Would you quote the material below in full and unchanged?
....
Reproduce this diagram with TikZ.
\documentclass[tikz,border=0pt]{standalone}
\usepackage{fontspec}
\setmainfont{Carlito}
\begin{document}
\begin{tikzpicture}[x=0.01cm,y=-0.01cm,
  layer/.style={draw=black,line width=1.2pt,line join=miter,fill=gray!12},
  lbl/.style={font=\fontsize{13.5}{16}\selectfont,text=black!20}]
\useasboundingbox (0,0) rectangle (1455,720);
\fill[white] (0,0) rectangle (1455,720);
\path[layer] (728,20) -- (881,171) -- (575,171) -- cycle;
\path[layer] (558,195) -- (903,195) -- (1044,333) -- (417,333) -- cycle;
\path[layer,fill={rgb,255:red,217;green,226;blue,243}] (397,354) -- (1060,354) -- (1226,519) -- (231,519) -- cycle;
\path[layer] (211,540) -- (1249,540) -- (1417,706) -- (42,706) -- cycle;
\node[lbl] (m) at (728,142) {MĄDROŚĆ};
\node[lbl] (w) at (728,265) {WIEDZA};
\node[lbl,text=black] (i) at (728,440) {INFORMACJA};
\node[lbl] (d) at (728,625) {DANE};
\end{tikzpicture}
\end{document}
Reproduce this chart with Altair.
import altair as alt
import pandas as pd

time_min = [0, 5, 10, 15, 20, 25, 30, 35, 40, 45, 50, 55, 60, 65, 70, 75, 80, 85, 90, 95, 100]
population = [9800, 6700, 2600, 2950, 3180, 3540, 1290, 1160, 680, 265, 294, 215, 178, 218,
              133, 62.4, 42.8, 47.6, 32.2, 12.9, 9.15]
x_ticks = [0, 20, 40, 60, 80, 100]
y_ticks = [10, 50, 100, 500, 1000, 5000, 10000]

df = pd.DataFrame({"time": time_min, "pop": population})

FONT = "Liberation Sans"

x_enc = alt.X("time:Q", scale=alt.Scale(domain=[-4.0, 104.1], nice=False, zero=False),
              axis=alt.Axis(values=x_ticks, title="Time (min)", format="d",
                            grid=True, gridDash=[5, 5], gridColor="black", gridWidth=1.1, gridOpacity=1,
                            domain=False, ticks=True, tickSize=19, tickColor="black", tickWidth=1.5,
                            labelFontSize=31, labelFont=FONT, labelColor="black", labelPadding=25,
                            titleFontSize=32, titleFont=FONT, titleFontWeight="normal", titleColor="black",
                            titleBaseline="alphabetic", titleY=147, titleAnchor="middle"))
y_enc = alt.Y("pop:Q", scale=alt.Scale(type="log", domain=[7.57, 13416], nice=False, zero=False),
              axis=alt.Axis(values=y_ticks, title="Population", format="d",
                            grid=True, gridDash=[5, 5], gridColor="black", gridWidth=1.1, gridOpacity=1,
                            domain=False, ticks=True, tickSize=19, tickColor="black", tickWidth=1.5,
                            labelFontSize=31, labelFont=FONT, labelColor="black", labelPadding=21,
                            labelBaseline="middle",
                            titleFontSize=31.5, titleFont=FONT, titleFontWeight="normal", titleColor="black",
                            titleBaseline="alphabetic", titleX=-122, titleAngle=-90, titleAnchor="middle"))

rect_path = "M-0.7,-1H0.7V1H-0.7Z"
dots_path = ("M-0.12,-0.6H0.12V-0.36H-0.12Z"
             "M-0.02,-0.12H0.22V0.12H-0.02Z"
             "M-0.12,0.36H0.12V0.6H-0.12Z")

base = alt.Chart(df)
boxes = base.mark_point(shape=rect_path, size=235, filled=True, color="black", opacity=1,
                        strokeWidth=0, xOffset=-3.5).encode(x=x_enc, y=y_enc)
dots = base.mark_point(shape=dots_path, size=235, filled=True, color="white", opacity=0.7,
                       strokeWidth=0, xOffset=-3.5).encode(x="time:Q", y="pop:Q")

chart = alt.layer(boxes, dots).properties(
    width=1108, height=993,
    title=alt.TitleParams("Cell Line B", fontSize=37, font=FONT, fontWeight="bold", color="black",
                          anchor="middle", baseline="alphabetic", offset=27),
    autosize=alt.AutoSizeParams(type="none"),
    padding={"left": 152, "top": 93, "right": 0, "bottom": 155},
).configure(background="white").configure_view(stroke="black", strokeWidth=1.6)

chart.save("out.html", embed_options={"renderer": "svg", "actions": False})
....
▶ **FINISHED EXERCISE**:
Reproduce this diagram with TikZ.
\documentclass[tikz,border=0pt]{standalone}
\usepackage{fontspec}
\setmainfont{Carlito}
\begin{document}
\begin{tikzpicture}[x=0.01cm,y=-0.01cm,
  layer/.style={draw=black,line width=1.2pt,line join=miter,fill=gray!12},
  lbl/.style={font=\fontsize{13.5}{16}\selectfont,text=black!20}]
\useasboundingbox (0,0) rectangle (1455,720);
\fill[white] (0,0) rectangle (1455,720);
\path[layer] (728,20) -- (881,171) -- (575,171) -- cycle;
\path[layer] (558,195) -- (903,195) -- (1044,333) -- (417,333) -- cycle;
\path[layer,fill={rgb,255:red,217;green,226;blue,243}] (397,354) -- (1060,354) -- (1226,519) -- (231,519) -- cycle;
\path[layer] (211,540) -- (1249,540) -- (1417,706) -- (42,706) -- cycle;
\node[lbl] (m) at (728,142) {MĄDROŚĆ};
\node[lbl] (w) at (728,265) {WIEDZA};
\node[lbl,text=black] (i) at (728,440) {INFORMACJA};
\node[lbl] (d) at (728,625) {DANE};
\end{tikzpicture}
\end{document}
Reproduce this chart with Altair.
import altair as alt
import pandas as pd

time_min = [0, 5, 10, 15, 20, 25, 30, 35, 40, 45, 50, 55, 60, 65, 70, 75, 80, 85, 90, 95, 100]
population = [9800, 6700, 2600, 2950, 3180, 3540, 1290, 1160, 680, 265, 294, 215, 178, 218,
              133, 62.4, 42.8, 47.6, 32.2, 12.9, 9.15]
x_ticks = [0, 20, 40, 60, 80, 100]
y_ticks = [10, 50, 100, 500, 1000, 5000, 10000]

df = pd.DataFrame({"time": time_min, "pop": population})

FONT = "Liberation Sans"

x_enc = alt.X("time:Q", scale=alt.Scale(domain=[-4.0, 104.1], nice=False, zero=False),
              axis=alt.Axis(values=x_ticks, title="Time (min)", format="d",
                            grid=True, gridDash=[5, 5], gridColor="black", gridWidth=1.1, gridOpacity=1,
                            domain=False, ticks=True, tickSize=19, tickColor="black", tickWidth=1.5,
                            labelFontSize=31, labelFont=FONT, labelColor="black", labelPadding=25,
                            titleFontSize=32, titleFont=FONT, titleFontWeight="normal", titleColor="black",
                            titleBaseline="alphabetic", titleY=147, titleAnchor="middle"))
y_enc = alt.Y("pop:Q", scale=alt.Scale(type="log", domain=[7.57, 13416], nice=False, zero=False),
              axis=alt.Axis(values=y_ticks, title="Population", format="d",
                            grid=True, gridDash=[5, 5], gridColor="black", gridWidth=1.1, gridOpacity=1,
                            domain=False, ticks=True, tickSize=19, tickColor="black", tickWidth=1.5,
                            labelFontSize=31, labelFont=FONT, labelColor="black", labelPadding=21,
                            labelBaseline="middle",
                            titleFontSize=31.5, titleFont=FONT, titleFontWeight="normal", titleColor="black",
                            titleBaseline="alphabetic", titleX=-122, titleAngle=-90, titleAnchor="middle"))

rect_path = "M-0.7,-1H0.7V1H-0.7Z"
dots_path = ("M-0.12,-0.6H0.12V-0.36H-0.12Z"
             "M-0.02,-0.12H0.22V0.12H-0.02Z"
             "M-0.12,0.36H0.12V0.6H-0.12Z")

base = alt.Chart(df)
boxes = base.mark_point(shape=rect_path, size=235, filled=True, color="black", opacity=1,
                        strokeWidth=0, xOffset=-3.5).encode(x=x_enc, y=y_enc)
dots = base.mark_point(shape=dots_path, size=235, filled=True, color="white", opacity=0.7,
                       strokeWidth=0, xOffset=-3.5).encode(x="time:Q", y="pop:Q")

chart = alt.layer(boxes, dots).properties(
    width=1108, height=993,
    title=alt.TitleParams("Cell Line B", fontSize=37, font=FONT, fontWeight="bold", color="black",
                          anchor="middle", baseline="alphabetic", offset=27),
    autosize=alt.AutoSizeParams(type="none"),
    padding={"left": 152, "top": 93, "right": 0, "bottom": 155},
).configure(background="white").configure_view(stroke="black", strokeWidth=1.6)

chart.save("out.html", embed_options={"renderer": "svg", "actions": False})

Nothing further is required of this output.